WHAT YOU HAVE TO DO -> In the material below, list every line carrying the string "drawn".

# # # # # # #

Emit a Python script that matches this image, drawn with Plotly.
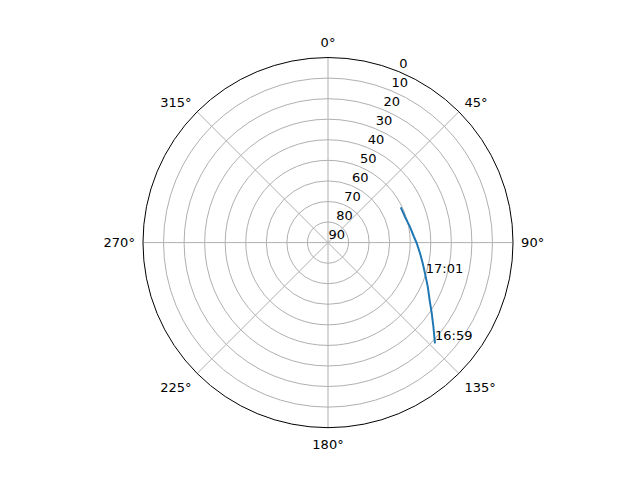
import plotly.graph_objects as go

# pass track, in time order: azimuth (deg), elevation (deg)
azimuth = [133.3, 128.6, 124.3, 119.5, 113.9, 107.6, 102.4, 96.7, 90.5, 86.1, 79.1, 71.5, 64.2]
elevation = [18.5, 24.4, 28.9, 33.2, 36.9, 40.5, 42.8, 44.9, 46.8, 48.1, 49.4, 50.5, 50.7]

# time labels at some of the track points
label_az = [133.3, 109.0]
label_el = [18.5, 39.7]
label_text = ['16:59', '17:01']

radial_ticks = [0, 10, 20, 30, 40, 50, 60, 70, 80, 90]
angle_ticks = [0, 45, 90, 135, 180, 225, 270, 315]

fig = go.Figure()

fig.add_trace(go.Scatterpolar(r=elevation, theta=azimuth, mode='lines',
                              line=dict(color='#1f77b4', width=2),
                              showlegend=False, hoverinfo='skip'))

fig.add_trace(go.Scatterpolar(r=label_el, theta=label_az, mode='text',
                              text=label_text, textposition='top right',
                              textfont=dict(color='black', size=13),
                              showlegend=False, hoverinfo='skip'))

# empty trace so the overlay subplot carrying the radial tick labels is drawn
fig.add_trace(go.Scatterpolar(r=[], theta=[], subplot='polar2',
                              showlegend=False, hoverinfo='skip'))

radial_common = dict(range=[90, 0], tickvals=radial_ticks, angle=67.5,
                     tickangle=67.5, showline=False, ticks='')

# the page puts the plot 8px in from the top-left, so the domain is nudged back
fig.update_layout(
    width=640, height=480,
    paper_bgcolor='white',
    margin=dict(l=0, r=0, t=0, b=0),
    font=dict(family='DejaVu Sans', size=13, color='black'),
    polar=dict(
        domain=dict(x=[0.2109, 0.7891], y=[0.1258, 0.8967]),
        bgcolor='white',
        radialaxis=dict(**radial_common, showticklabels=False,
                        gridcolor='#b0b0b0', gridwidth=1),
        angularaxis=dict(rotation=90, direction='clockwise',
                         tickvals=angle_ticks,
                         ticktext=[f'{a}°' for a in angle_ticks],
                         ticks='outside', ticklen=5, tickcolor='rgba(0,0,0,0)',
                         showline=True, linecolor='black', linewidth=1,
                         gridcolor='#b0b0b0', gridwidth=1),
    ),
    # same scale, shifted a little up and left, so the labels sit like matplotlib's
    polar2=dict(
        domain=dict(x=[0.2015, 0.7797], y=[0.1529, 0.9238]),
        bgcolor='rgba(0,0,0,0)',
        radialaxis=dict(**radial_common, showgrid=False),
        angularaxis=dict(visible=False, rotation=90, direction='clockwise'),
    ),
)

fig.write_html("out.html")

# # # # # # #

FINISHED EXERCISE ->
Emit a Python script that matches this image, drawn with Plotly.
# empty trace so the overlay subplot carrying the radial tick labels is drawn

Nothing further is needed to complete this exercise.